Accès aux soins - Pour l'UFC-Que Choisir, l'accès aux soins s'est fortement dégradé depuis quatre ans
L'étude publiée par l'UFC-Que Choisir fait l'effet d'un pavé dans la mare. Alors que le gouvernement met en avant les efforts entrepris pour lutter contre la désertification médicale de certains territoires - maisons de santé, contrats d'engagement de service public, prime d'engagement hospitalier, modulation du numerus clausus... -, l'association de consommateurs estime que la situation en matière d'accès aux soins s'est fortement dégradée depuis quatre ans, autrement dit depuis sa précédente étude sur le sujet.
Cinq typologies de territoires
La méthodologie de l'enquête de 2016 est identique à celle de 2012, ce qui permet une véritable comparaison (même si certains aspects méthodologiques pourraient être discutés).
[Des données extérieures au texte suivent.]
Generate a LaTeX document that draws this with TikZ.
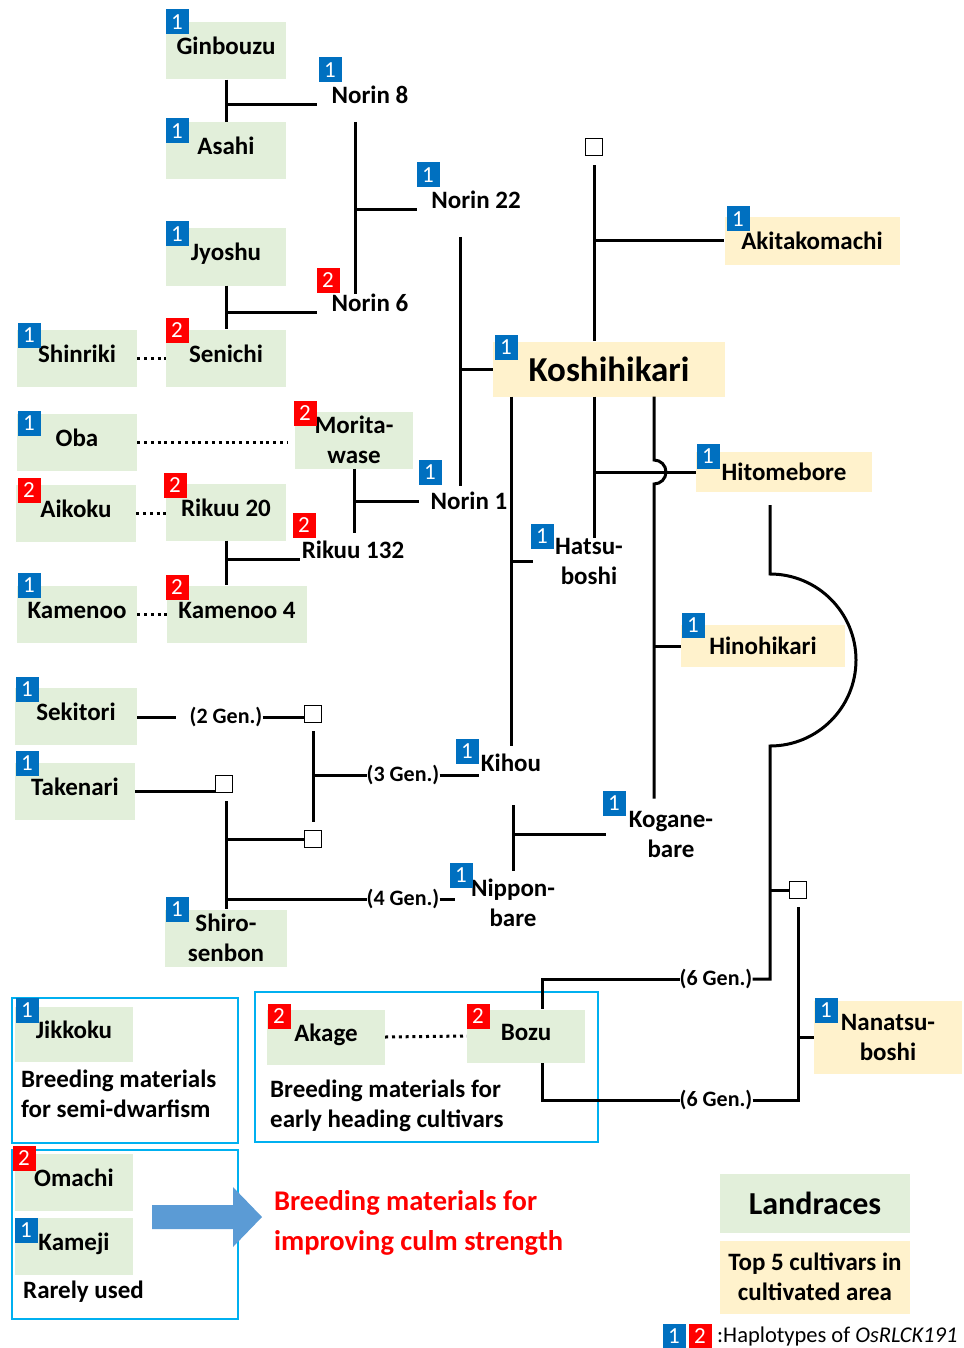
\documentclass[tikz,border=0pt]{standalone}
\usepackage{fontspec}
\setmainfont{Carlito}
\usetikzlibrary{arrows.meta}
\definecolor{LandGreen}{RGB}{226,239,218}
\definecolor{TopYellow}{RGB}{255,242,204}
\definecolor{HapBlue}{RGB}{0,112,192}
\definecolor{HapRed}{RGB}{255,0,0}
\definecolor{GroupCyan}{RGB}{0,176,240}
\definecolor{ArrowBlue}{RGB}{91,155,213}
\newcommand{\fsz}[2]{\fontsize{#1}{#2}\selectfont}

\begin{document}
\begin{tikzpicture}[x=1pt, y=-1pt,
      every node/.style={font=\bfseries\fsz{25}{30}, align=center},
      land/.style={fill=LandGreen, minimum width=120pt, minimum height=57pt, inner sep=0pt, text height=17pt, text depth=9pt},
      land2/.style={fill=LandGreen, minimum width=120pt, minimum height=57pt, inner sep=0pt},
      top5/.style={fill=TopYellow, inner sep=0pt},
      cv/.style={inner xsep=2pt, inner ysep=0pt},
      hapone/.style={fill=HapBlue, text=white, minimum width=23pt, minimum height=25pt, inner sep=0pt, font=\fsz{23}{23}},
      haptwo/.style={hapone, fill=HapRed},
      unk/.style={draw, fill=white, line width=1.8pt, minimum size=17pt, inner sep=0pt},
      ped/.style={line width=3pt},
      dots/.style={line width=3pt, dash pattern=on 3pt off 3.8pt},
      gen/.style={inner sep=0pt, font=\bfseries\fsz{22}{22}},
      grp/.style={draw=GroupCyan, line width=1.6pt, inner sep=0pt},
      note/.style={align=left, anchor=west, inner sep=0pt}
  ]
    \useasboundingbox (0,0) rectangle (963,1348);

    \node[land] (gin) at (226,51) {Ginbouzu};
    \node[land] (asahi) at (226,151) {Asahi};
    \node[land] (jyoshu) at (226,257) {Jyoshu};
    \node[land] (senichi) at (226,358) {Senichi};
    \node[land] (shinriki) at (77,358) {Shinriki};
    \node[land] (oba) at (77,442) {Oba};
    \node[land2, minimum width=118pt] (morita) at (354,440) {Morita-\\wase};
    \node[land] (aikoku) at (76,513) {Aikoku};
    \node[land] (rikuu20) at (226,512) {Rikuu 20};
    \node[land] (kamenoo) at (77,614) {Kamenoo};
    \node[land, minimum width=140pt] (kamenoo4) at (237,614) {Kamenoo 4};
    \node[land, minimum width=122pt] (sekitori) at (76,716) {Sekitori};
    \node[land] (takenari) at (75,791) {Takenari};
    \node[land2, minimum width=122pt] (shiro) at (226,938) {Shiro-\\senbon};
    \node[land, minimum width=118pt, minimum height=55pt] (jikkoku) at (74,1034) {Jikkoku};
    \node[land, minimum width=118pt, minimum height=55pt] (akage) at (326,1037) {Akage};
    \node[land, minimum width=118pt, minimum height=53pt] (bozu) at (526,1036) {Bozu};
    \node[land, minimum width=118pt] (omachi) at (74,1182) {Omachi};
    \node[land, minimum width=118pt] (kameji) at (74,1246) {Kameji};

    \node[top5, minimum width=175pt, minimum height=48pt] (akita) at (812,241) {Akitakomachi};
    \node[top5, minimum width=232pt, minimum height=55pt, font=\bfseries\fsz{35}{35}] (koshi) at (609,369) {Koshihikari};
    \node[top5, minimum width=176pt, minimum height=40pt] (hitome) at (784,472) {Hitomebore};
    \node[top5, minimum width=164pt, minimum height=42pt] (hino) at (763,646) {Hinohikari};
    \node[top5, minimum width=148pt, minimum height=73pt] (nanatsu) at (888,1037) {Nanatsu-\\boshi};

    \node[cv] (norin8) at (370,95) {Norin 8};
    \node[cv] (norin22) at (476,200) {Norin 22};
    \node[cv] (norin6) at (370,303) {Norin 6};
    \node[cv] (norin1) at (469,501) {Norin 1};
    \node[cv] (rikuu132) at (353,550) {Rikuu 132};
    \node[cv] (hatsu) at (589,561) {Hatsu-\\boshi};
    \node[cv] (kihou) at (511,763) {Kihou};
    \node[cv] (kogane) at (671,834) {Kogane-\\bare};
    \node[cv] (nippon) at (513,903) {Nippon-\\bare};

    \node[unk] (unk1) at (594,147) {};
    \node[unk] (unk2) at (313,714) {};
    \node[unk] (unk3) at (224,784) {};
    \node[unk] (unk4) at (313,839) {};
    \node[unk] (unk5) at (798,890) {};

    \node[gen] (gen2) at (226,717) {(2 Gen.)};
    \node[gen] (gen3) at (403,775) {(3 Gen.)};
    \node[gen] (gen4) at (403,899) {(4 Gen.)};
    \node[gen] (gen6a) at (716,979) {(6 Gen.)};
    \node[gen] (gen6b) at (716,1100) {(6 Gen.)};

    \node[grp, minimum width=226pt, minimum height=145pt] (grpdwarf) at (125,1070.5) {};
    \node[grp, minimum width=343pt, minimum height=150pt] (grpearly) at (426.5,1067) {};
    \node[grp, minimum width=226pt, minimum height=169pt] (grprare) at (125,1234.5) {};
    \node[note] (dwarfnote) at (21,1094) {Breeding materials\\for semi-dwarfism};
    \node[note] (earlynote) at (270,1106) {Breeding materials for\\early heading cultivars};
    \node[note] (rarenote) at (23,1292) {Rarely used};
    \node[note, text=HapRed, font=\bfseries\fsz{28.5}{40}] (culmnote) at (274,1223) {Breeding materials for\\improving culm strength};
    \coordinate (culmfrom) at (152,1217);
    \fill[ArrowBlue] (culmfrom) -- ++(0,-12) -- ++(81,0) -- ++(0,-18) -- ++(29,30) -- ++(-29,30) -- ++(0,-18) -- ++(-81,0) -- cycle;

    \node[top5, fill=LandGreen, minimum width=190pt, minimum height=59pt, font=\bfseries\fsz{32}{32}] (legland) at (815,1203) {Landraces};
    \node[top5, minimum width=190pt, minimum height=73pt] (legtop) at (815,1277) {Top 5 cultivars in\\cultivated area};
    \node[hapone] (leg1) at (674,1336) {1};
    \node[haptwo] (leg2) at (700,1336) {2};
    \node[anchor=west, inner sep=0pt, font=\fsz{22.5}{22.5}] (legtext) at (717,1336) {:Haplotypes of \textit{OsRLCK191}};

    \draw[ped] (gin.south) -- (asahi.north);
    \draw[ped, shorten >=12pt] (gin.south |- norin8.south west) -- (norin8.south west);
    \coordinate (n8bar) at (355,122);
    \draw[ped] (n8bar) -- (n8bar |- norin6.north);
    \draw[ped, shorten >=12pt] (n8bar |- norin22.south west) -- (norin22.south west);
    \draw[ped] (jyoshu.south) -- (senichi.north);
    \draw[ped, shorten >=12pt] (jyoshu.south |- norin6.south west) -- (norin6.south west);
    \coordinate (n22bar) at (460,237);
    \draw[ped, shorten >=6pt] (n22bar) -- (n22bar |- norin1.north);
    \draw[ped] (n22bar |- koshi.west) -- (koshi.west);
    \draw[ped, shorten >=8pt] (morita.south) -- (morita.south |- rikuu132.north);
    \draw[ped, shorten >=9pt] (morita.south |- norin1.west) -- (norin1.west);
    \draw[ped] (rikuu20.south) -- (rikuu20.south |- kamenoo4.north);
    \draw[ped] (rikuu20.south |- rikuu132.south west) -- (rikuu132.south west);

    \draw[ped, shorten >=8pt] (koshi.south -| kihou.north) -- (kihou.north);
    \draw[ped, shorten >=20pt] (kihou.north |- hatsu.west) -- (hatsu.west);
    \draw[ped, shorten <=9pt] (unk1.south) -- (unk1.south |- koshi.north);
    \draw[ped] (unk1.south |- akita.west) -- (akita.west);
    \draw[ped] (unk1.south |- koshi.south) -- (unk1.south |- hatsu.north);
    \draw[ped] (unk1.south |- hitome.west) -- (hitome.west);
    \coordinate (hop) at (654,472);
    \draw[ped, shorten >=12pt] (koshi.south -| hop) -- ([yshift=12pt]hop) arc[start angle=90, end angle=-90, radius=12pt] -- (hop |- kogane.north);
    \draw[ped] (hop |- hino.west) -- (hino.west);
    \draw[ped, shorten <=33pt, shorten >=8pt] (kihou.south -| nippon.north) -- (nippon.north);
    \draw[ped, shorten >=21pt] (nippon.north |- kogane.west) -- (kogane.west);

    \draw[ped, shorten >=13pt] (gen2.west -| sekitori.east) -- (gen2.west);
    \draw[ped] (gen2.east) -- (gen2.east -| unk2.west);
    \draw[ped, shorten <=8pt, shorten >=8pt] (unk2.south) -- (unk4.north);
    \draw[ped] (unk2.south |- gen3.west) -- (gen3.west);
    \draw[ped] (gen3.east) -- (gen3.east -| kihou.west);
    \draw[ped] (takenari.east) -- (takenari.east -| unk3.west);
    \draw[ped, shorten <=8pt] (unk3.south -| shiro.north) -- (shiro.north);
    \draw[ped] (shiro.north |- unk4.west) -- (unk4.west);
    \draw[ped] (shiro.north |- gen4.west) -- (gen4.west);
    \draw[ped, shorten >=14pt] (gen4.east) -- (gen4.east -| nippon.west);

    \coordinate (hbar) at (770,505);
    \draw[ped] (hbar) -- ++(0,69) arc[start angle=90, end angle=-90, radius=86pt] -- (hbar |- gen6a.east) -- (gen6a.east);
    \draw[ped] (hbar |- unk5.west) -- (unk5.west);
    \draw[ped] (gen6a.west) -| ([xshift=16pt]bozu.north);
    \draw[ped] (gen6b.west) -| ([xshift=16pt]bozu.south);
    \draw[ped, shorten >=8pt] (gen6b.east) -| (unk5.south);
    \draw[ped] (unk5.south |- nanatsu.west) -- (nanatsu.west);

    \draw[dots] (shinriki.east) -- (senichi.west);
    \draw[dots, shorten >=7pt] (oba.east) -- (oba.east -| morita.west);
    \draw[dots] (aikoku.east) -- (aikoku.east -| rikuu20.west);
    \draw[dots] (kamenoo.east) -- (kamenoo4.west);
    \draw[dots] (akage.east) -- (bozu.west);

    \node[hapone] (gin-h) at (177,22) {1};
    \node[hapone] (asahi-h) at (177,131) {1};
    \node[hapone] (jyoshu-h) at (177,234) {1};
    \node[haptwo] (senichi-h) at (177,330) {2};
    \node[hapone] (shinriki-h) at (29,335) {1};
    \node[hapone] (oba-h) at (29,423) {1};
    \node[haptwo] (morita-h) at (305,413) {2};
    \node[haptwo] (aikoku-h) at (29,490) {2};
    \node[haptwo] (rikuu20-h) at (175,485) {2};
    \node[hapone] (kamenoo-h) at (29,585) {1};
    \node[haptwo] (kamenoo4-h) at (177,587) {2};
    \node[hapone] (sekitori-h) at (27,689) {1};
    \node[hapone] (takenari-h) at (27,763) {1};
    \node[hapone] (shiro-h) at (177,909) {1};
    \node[hapone] (jikkoku-h) at (27,1010) {1};
    \node[haptwo] (akage-h) at (279,1016) {2};
    \node[haptwo] (bozu-h) at (478,1016) {2};
    \node[haptwo] (omachi-h) at (24,1158) {2};
    \node[hapone] (kameji-h) at (26,1230) {1};
    \node[hapone] (norin8-h) at (330,70) {1};
    \node[hapone] (norin22-h) at (428,175) {1};
    \node[haptwo] (norin6-h) at (328,280) {2};
    \node[hapone] (norin1-h) at (430,472) {1};
    \node[haptwo] (rikuu132-h) at (304,525) {2};
    \node[hapone] (hatsu-h) at (542,536) {1};
    \node[hapone] (kihou-h) at (467,751) {1};
    \node[hapone] (kogane-h) at (614,803) {1};
    \node[hapone] (nippon-h) at (461,875) {1};
    \node[hapone] (akita-h) at (738,219) {1};
    \node[hapone] (koshi-h) at (506,347) {1};
    \node[hapone] (hitome-h) at (708,456) {1};
    \node[hapone] (hino-h) at (693,625) {1};
    \node[hapone] (nanatsu-h) at (826,1010) {1};
  \end{tikzpicture}
\end{document}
L'étude porte sur l'exploitation des données de "l'annuaire santé" de la Cnam, ciblées sur quatre professions médicales : généraliste, ophtalmologiste, gynécologue et pédiatre.
Ce travail - qui combine une approche en termes d'offre de soins et de proximité géographique (moins de 30 minutes du domicile) - aboutit à une typologie en cinq territoires : désert médical (au moins 60% en dessous de la moyenne médicale), accès difficile aux médecins (entre 30 et 60% en dessous), accès satisfaisant (entre la moyenne nationale et 30% en dessous), offre abondante de médecins (entre la moyenne nationale et 30% au-dessus) et offre surabondante (au-delà de 30%).
Vingt millions de Français ont un accès restreint aux soins
Selon l'étude, jusqu'à 20 millions de Français ont un accès restreint aux soins et, entre 2012 et 2016, l'accès à un médecin généraliste s'est dégradé pour environ un quart de la population. Cette dégradation monte même à 38% pour les ophtalmologistes, 40% pour les pédiatres et 59% pour les gynécologues (chiffres en partie biaisés, puisqu'ils ne tiennent pas compte des choix de santé publique concernant ces deux dernières professions).
Entre 14,6 millions d'usagers (pour les généralistes) et 21,1 millions (pour les pédiatres) vivraient ainsi dans un territoire "où l'offre de soins est notoirement insuffisante", principalement dans les zones montagneuses et rurales (même s'il existe aussi des déserts médicaux urbains).
Encore ces chiffres ne tiennent-ils pas compte de l'accès financier aux soins, autrement dit de la question du secteur d'exercice du praticien (secteur 1 ou secteur 2). Si on cherche à se faire soigner sans dépassement d'honoraires, ce sont ainsi plus de huit Français sur dix qui n'ont pas accès à un ophtalmologiste ou à un pédiatre près de chez eux.
L'échec du "saupoudrage incitatif"
L'UFC-Que Choisir voit deux raisons principales à cette situation. La première tient à "une moins bonne répartition géographique des médecins". L'association estime notamment que "les mesures de 'saupoudrage incitatif', qui visent à inciter financièrement les médecins à s'installer dans les zones sous-dotées, prouvent ici leur criante inefficacité".
La seconde raison résiderait dans "le dispendieux échec du contrat d'accès aux soins". L'UFC-Que Choisir estime ainsi qu'en 2014, ce contrat n'a permis d'éviter que 59 millions d'euros de dépassement, sur un total de 2,49 milliards.
Forte de ces différents constats, l'UFC-Que Choisir – qui n'a jamais caché son inclination pour des mesures coercitives - "exhorte la ministre de la Santé et l'assurance maladie à tirer les leçons des échecs passés, en adoptant deux solutions concrètes à l'aggravation de la fracture sanitaire". La première consisterait à fermer l'accès au secteur 2, "dont les effets délétères ne sont plus à prouver". La seconde porterait sur la mise en place d'un conventionnement sélectif des médecins. Dans cette hypothèse, l'installation ne pourrait se faire qu'en secteur 1 dans les zones à l'offre surabondante, "ce qui permettra de réinjecter de l'offre accessible dans des territoires qui en manquent et d'améliorer la répartition géographique des médecins".